Under the city council-commissioned plan, the bulk of the Nga Puna Wai reserve, next to the Canterbury Agricultural Park, would house new facilities for athletics, hockey and tennis.
The concept plan proposes building the sports hub in four stages, starting with an outdoor athletics track at a cost of $7.8m.
In the second and third stages, facilities would be built for hockey and tennis respectively, and in the fourth and final stage a grandstand, indoor athletics track and warm-up track would be added.
The total price tag for the project is $107.4m, but the concept plan suggests that expenditure could be spread over 50 years.
Councillors will get their first look at the plan next week when they will be asked by staff to initiate a special consultative procedure for public feedback.
In a report prepared for that meeting, council recreation and sport development manager Simon Battrick said the concept of a sports hub at Nga Puna Wai was supported by most regional sporting bodies.
It was a "forward-looking and ambitious concept" made possible only because of the "dreadful effects" of the earthquakes. Other sites had been considered, but Nga Puna Wai was the preferred option because it provided more than 30 hectares of useable space within 6km of the central city and was already owned by the council.
The Canterbury A&P Association, though, was strongly opposed to development because of the implications for its own operations, and Athletics Canterbury also had reservations.
It supported the sports hub concept but was concerned it would delay the construction of a replacement athletics track.

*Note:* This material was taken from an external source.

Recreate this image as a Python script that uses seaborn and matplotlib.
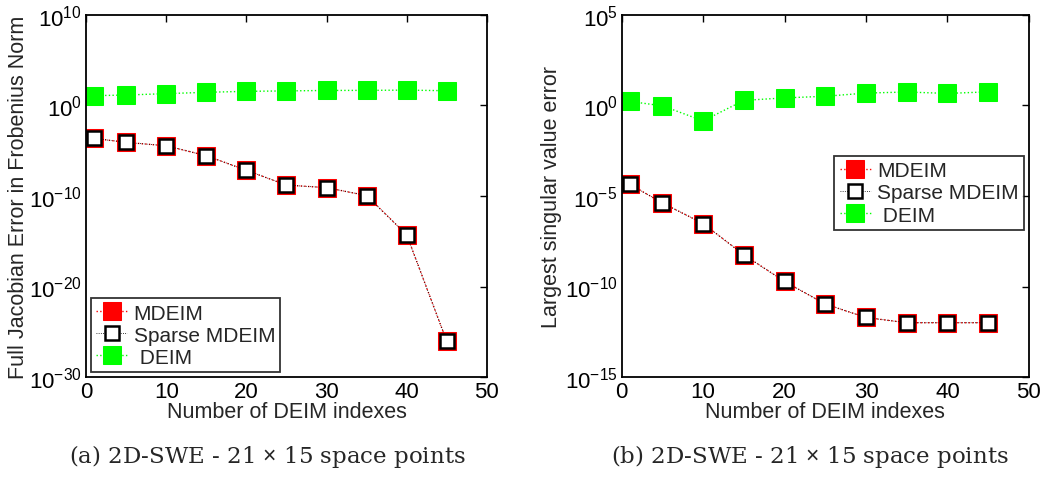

It was frustrated with the process and just wanted a single athletics track built as soon as possible, Battrick said. That option was not favoured by council officers or the majority of the sporting community, who saw an athletics track as a core component of a sports hub.
Commenting on the financial implications of the proposal, Battrick said the council had $6.7m on its books for a new athletics track to replace the one lost with the demolition of QEII. It also had $3m in insurance proceeds for other facilities it lost at QEII and Porritt Park, but to get that full amount it would need to replace like with like.

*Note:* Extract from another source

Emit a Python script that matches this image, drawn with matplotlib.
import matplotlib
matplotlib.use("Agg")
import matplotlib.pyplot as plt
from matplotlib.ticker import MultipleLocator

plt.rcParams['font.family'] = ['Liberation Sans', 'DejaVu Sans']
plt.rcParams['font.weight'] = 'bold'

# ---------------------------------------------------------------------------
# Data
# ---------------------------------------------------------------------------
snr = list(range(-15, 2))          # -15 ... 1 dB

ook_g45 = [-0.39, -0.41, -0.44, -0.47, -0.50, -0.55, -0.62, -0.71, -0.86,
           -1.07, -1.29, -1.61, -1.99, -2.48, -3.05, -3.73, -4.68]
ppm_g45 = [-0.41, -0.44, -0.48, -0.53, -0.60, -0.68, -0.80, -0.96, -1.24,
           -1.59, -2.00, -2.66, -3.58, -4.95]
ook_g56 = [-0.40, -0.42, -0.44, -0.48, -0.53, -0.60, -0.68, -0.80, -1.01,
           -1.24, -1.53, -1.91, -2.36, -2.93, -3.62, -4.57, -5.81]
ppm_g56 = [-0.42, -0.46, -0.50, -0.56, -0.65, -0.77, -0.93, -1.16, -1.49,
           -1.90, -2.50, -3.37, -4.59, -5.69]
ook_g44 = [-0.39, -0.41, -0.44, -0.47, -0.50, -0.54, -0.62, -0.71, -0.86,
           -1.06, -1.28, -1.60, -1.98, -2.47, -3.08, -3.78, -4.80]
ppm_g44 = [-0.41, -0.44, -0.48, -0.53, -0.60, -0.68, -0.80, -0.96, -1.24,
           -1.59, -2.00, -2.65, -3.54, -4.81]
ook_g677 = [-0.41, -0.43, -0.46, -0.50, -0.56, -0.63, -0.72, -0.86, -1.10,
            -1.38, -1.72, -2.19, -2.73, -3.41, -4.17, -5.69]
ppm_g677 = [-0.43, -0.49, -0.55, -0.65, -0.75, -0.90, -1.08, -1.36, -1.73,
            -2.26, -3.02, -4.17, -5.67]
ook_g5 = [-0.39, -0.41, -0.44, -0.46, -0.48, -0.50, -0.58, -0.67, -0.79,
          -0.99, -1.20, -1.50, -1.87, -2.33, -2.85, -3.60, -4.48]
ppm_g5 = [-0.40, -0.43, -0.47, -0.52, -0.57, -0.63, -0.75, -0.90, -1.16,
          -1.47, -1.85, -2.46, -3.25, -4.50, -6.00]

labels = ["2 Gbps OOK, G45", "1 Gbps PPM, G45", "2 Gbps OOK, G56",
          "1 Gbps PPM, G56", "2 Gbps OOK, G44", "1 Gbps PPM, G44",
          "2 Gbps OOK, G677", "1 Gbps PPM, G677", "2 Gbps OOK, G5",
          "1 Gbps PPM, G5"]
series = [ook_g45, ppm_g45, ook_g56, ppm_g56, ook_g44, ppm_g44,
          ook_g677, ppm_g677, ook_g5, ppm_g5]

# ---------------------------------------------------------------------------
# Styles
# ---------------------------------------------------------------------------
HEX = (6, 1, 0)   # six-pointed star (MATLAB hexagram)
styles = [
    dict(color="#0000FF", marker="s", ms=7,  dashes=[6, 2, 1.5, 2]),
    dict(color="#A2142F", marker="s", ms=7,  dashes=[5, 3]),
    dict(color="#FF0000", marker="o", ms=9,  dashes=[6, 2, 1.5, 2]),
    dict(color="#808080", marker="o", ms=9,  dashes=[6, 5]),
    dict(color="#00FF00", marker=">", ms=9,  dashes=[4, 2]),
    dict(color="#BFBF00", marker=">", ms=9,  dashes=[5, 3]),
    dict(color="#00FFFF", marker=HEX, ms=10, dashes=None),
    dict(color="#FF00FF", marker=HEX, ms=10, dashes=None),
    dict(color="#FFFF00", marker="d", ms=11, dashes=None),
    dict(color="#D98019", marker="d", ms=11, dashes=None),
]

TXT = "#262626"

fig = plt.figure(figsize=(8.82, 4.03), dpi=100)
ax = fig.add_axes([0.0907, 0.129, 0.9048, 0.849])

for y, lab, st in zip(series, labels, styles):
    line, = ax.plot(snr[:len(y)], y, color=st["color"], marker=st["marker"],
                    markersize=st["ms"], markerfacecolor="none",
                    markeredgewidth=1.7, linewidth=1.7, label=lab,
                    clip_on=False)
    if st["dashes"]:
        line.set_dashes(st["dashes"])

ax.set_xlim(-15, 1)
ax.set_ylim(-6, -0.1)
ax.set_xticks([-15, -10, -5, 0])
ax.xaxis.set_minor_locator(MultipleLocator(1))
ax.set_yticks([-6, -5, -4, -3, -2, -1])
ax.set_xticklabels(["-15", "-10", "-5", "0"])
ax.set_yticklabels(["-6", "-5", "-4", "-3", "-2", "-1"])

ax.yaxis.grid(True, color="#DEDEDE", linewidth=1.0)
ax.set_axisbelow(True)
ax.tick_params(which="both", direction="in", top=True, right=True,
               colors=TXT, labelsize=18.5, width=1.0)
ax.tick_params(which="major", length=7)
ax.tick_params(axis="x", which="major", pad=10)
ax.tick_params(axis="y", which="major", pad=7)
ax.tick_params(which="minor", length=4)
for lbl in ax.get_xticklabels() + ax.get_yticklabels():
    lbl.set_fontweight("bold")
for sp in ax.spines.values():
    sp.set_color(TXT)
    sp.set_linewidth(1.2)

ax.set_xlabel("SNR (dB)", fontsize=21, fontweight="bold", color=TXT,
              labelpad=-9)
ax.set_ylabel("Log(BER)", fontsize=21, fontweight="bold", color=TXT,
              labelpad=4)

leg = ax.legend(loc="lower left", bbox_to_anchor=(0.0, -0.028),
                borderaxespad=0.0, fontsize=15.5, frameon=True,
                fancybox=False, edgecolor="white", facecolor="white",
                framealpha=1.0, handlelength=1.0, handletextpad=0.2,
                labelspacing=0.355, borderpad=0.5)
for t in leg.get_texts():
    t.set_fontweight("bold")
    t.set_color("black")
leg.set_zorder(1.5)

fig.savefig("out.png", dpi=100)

"At least two regional sporting organisations have financial proceeds from the insurance of their damaged facilities.
"They have offered to financially contribute to the cost of establishing components of a sporting hub on Nga Puna Wai should the council wish to proceed in a manner that meets their needs," Battrick said.
Other sporting bodies had also offered to help with fundraising and there was "no automatic expectation at this time" that the council would contribute to any capital or operational costs.